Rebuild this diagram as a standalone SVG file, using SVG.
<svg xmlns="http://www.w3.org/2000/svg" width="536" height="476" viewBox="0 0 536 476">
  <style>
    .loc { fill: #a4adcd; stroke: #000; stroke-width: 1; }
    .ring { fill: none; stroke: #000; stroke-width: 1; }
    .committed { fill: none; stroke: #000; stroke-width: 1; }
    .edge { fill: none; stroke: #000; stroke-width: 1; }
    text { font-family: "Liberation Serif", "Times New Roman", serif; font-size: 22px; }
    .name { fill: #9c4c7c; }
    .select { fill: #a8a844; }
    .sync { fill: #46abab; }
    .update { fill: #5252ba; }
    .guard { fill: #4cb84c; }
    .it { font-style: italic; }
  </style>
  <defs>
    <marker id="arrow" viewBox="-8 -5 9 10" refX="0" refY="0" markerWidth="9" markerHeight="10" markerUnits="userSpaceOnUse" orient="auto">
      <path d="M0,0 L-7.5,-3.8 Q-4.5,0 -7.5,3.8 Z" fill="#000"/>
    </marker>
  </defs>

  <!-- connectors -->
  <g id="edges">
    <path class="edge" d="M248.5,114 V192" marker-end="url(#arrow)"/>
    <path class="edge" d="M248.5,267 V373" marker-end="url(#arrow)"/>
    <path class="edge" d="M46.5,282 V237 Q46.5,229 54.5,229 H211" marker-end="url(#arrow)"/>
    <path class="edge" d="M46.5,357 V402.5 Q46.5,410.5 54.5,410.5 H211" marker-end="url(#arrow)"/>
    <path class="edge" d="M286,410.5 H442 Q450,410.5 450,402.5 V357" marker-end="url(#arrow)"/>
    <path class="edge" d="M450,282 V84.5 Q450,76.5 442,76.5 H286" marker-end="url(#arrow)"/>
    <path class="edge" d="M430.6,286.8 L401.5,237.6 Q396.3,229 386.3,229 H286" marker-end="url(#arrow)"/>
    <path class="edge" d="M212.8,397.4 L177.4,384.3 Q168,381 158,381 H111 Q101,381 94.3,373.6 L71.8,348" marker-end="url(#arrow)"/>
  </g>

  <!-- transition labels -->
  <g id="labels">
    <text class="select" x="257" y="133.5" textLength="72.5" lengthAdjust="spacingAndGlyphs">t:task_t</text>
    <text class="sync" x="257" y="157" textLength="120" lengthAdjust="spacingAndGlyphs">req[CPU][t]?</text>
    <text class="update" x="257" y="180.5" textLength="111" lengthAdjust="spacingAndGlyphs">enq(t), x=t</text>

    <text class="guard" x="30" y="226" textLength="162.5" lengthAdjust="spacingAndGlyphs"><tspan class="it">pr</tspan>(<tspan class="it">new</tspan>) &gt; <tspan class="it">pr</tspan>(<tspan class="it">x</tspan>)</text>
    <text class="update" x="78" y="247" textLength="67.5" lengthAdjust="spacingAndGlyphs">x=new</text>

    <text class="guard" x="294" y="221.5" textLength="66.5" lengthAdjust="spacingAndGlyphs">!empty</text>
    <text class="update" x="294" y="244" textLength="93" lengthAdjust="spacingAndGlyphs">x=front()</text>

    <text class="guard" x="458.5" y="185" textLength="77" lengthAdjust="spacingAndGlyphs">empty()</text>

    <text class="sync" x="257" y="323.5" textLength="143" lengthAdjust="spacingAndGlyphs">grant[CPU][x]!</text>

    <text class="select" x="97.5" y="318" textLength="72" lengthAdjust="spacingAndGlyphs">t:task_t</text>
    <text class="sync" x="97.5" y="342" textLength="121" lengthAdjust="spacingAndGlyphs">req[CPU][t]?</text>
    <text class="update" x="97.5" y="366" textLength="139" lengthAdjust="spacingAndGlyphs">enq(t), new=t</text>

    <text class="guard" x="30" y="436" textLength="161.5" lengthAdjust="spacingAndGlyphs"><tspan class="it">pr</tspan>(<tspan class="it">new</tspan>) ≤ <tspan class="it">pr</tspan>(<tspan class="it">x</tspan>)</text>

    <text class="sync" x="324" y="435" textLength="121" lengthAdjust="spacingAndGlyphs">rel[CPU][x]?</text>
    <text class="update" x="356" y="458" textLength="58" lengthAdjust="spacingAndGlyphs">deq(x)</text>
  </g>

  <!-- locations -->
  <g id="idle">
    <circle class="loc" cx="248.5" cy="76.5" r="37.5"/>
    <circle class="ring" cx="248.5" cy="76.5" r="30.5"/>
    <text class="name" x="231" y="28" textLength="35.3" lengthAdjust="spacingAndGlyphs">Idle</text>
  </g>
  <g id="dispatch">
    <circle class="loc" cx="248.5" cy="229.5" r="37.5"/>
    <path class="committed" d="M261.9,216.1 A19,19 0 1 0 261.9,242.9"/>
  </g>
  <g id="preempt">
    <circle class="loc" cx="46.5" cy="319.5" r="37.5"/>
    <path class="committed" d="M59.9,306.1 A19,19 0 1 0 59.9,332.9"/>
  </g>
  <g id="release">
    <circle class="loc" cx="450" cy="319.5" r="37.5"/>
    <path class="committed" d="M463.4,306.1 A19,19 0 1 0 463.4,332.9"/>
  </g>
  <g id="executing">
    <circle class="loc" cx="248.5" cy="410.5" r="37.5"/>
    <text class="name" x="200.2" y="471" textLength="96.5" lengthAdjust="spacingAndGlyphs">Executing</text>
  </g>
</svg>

***

Without leaving anything out, quote all the data.

Rebuild this diagram as a standalone SVG file, using SVG.
<svg xmlns="http://www.w3.org/2000/svg" width="536" height="476" viewBox="0 0 536 476">
  <style>
    .loc { fill: #a4adcd; stroke: #000; stroke-width: 1; }
    .ring { fill: none; stroke: #000; stroke-width: 1; }
    .committed { fill: none; stroke: #000; stroke-width: 1; }
    .edge { fill: none; stroke: #000; stroke-width: 1; }
    text { font-family: "Liberation Serif", "Times New Roman", serif; font-size: 22px; }
    .name { fill: #9c4c7c; }
    .select { fill: #a8a844; }
    .sync { fill: #46abab; }
    .update { fill: #5252ba; }
    .guard { fill: #4cb84c; }
    .it { font-style: italic; }
  </style>
  <defs>
    <marker id="arrow" viewBox="-8 -5 9 10" refX="0" refY="0" markerWidth="9" markerHeight="10" markerUnits="userSpaceOnUse" orient="auto">
      <path d="M0,0 L-7.5,-3.8 Q-4.5,0 -7.5,3.8 Z" fill="#000"/>
    </marker>
  </defs>

  <!-- connectors -->
  <g id="edges">
    <path class="edge" d="M248.5,114 V192" marker-end="url(#arrow)"/>
    <path class="edge" d="M248.5,267 V373" marker-end="url(#arrow)"/>
    <path class="edge" d="M46.5,282 V237 Q46.5,229 54.5,229 H211" marker-end="url(#arrow)"/>
    <path class="edge" d="M46.5,357 V402.5 Q46.5,410.5 54.5,410.5 H211" marker-end="url(#arrow)"/>
    <path class="edge" d="M286,410.5 H442 Q450,410.5 450,402.5 V357" marker-end="url(#arrow)"/>
    <path class="edge" d="M450,282 V84.5 Q450,76.5 442,76.5 H286" marker-end="url(#arrow)"/>
    <path class="edge" d="M430.6,286.8 L401.5,237.6 Q396.3,229 386.3,229 H286" marker-end="url(#arrow)"/>
    <path class="edge" d="M212.8,397.4 L177.4,384.3 Q168,381 158,381 H111 Q101,381 94.3,373.6 L71.8,348" marker-end="url(#arrow)"/>
  </g>

  <!-- transition labels -->
  <g id="labels">
    <text class="select" x="257" y="133.5" textLength="72.5" lengthAdjust="spacingAndGlyphs">t:task_t</text>
    <text class="sync" x="257" y="157" textLength="120" lengthAdjust="spacingAndGlyphs">req[CPU][t]?</text>
    <text class="update" x="257" y="180.5" textLength="111" lengthAdjust="spacingAndGlyphs">enq(t), x=t</text>

    <text class="guard" x="30" y="226" textLength="162.5" lengthAdjust="spacingAndGlyphs"><tspan class="it">pr</tspan>(<tspan class="it">new</tspan>) &gt; <tspan class="it">pr</tspan>(<tspan class="it">x</tspan>)</text>
    <text class="update" x="78" y="247" textLength="67.5" lengthAdjust="spacingAndGlyphs">x=new</text>

    <text class="guard" x="294" y="221.5" textLength="66.5" lengthAdjust="spacingAndGlyphs">!empty</text>
    <text class="update" x="294" y="244" textLength="93" lengthAdjust="spacingAndGlyphs">x=front()</text>

    <text class="guard" x="458.5" y="185" textLength="77" lengthAdjust="spacingAndGlyphs">empty()</text>

    <text class="sync" x="257" y="323.5" textLength="143" lengthAdjust="spacingAndGlyphs">grant[CPU][x]!</text>

    <text class="select" x="97.5" y="318" textLength="72" lengthAdjust="spacingAndGlyphs">t:task_t</text>
    <text class="sync" x="97.5" y="342" textLength="121" lengthAdjust="spacingAndGlyphs">req[CPU][t]?</text>
    <text class="update" x="97.5" y="366" textLength="139" lengthAdjust="spacingAndGlyphs">enq(t), new=t</text>

    <text class="guard" x="30" y="436" textLength="161.5" lengthAdjust="spacingAndGlyphs"><tspan class="it">pr</tspan>(<tspan class="it">new</tspan>) ≤ <tspan class="it">pr</tspan>(<tspan class="it">x</tspan>)</text>

    <text class="sync" x="324" y="435" textLength="121" lengthAdjust="spacingAndGlyphs">rel[CPU][x]?</text>
    <text class="update" x="356" y="458" textLength="58" lengthAdjust="spacingAndGlyphs">deq(x)</text>
  </g>

  <!-- locations -->
  <g id="idle">
    <circle class="loc" cx="248.5" cy="76.5" r="37.5"/>
    <circle class="ring" cx="248.5" cy="76.5" r="30.5"/>
    <text class="name" x="231" y="28" textLength="35.3" lengthAdjust="spacingAndGlyphs">Idle</text>
  </g>
  <g id="dispatch">
    <circle class="loc" cx="248.5" cy="229.5" r="37.5"/>
    <path class="committed" d="M261.9,216.1 A19,19 0 1 0 261.9,242.9"/>
  </g>
  <g id="preempt">
    <circle class="loc" cx="46.5" cy="319.5" r="37.5"/>
    <path class="committed" d="M59.9,306.1 A19,19 0 1 0 59.9,332.9"/>
  </g>
  <g id="release">
    <circle class="loc" cx="450" cy="319.5" r="37.5"/>
    <path class="committed" d="M463.4,306.1 A19,19 0 1 0 463.4,332.9"/>
  </g>
  <g id="executing">
    <circle class="loc" cx="248.5" cy="410.5" r="37.5"/>
    <text class="name" x="200.2" y="471" textLength="96.5" lengthAdjust="spacingAndGlyphs">Executing</text>
  </g>
</svg>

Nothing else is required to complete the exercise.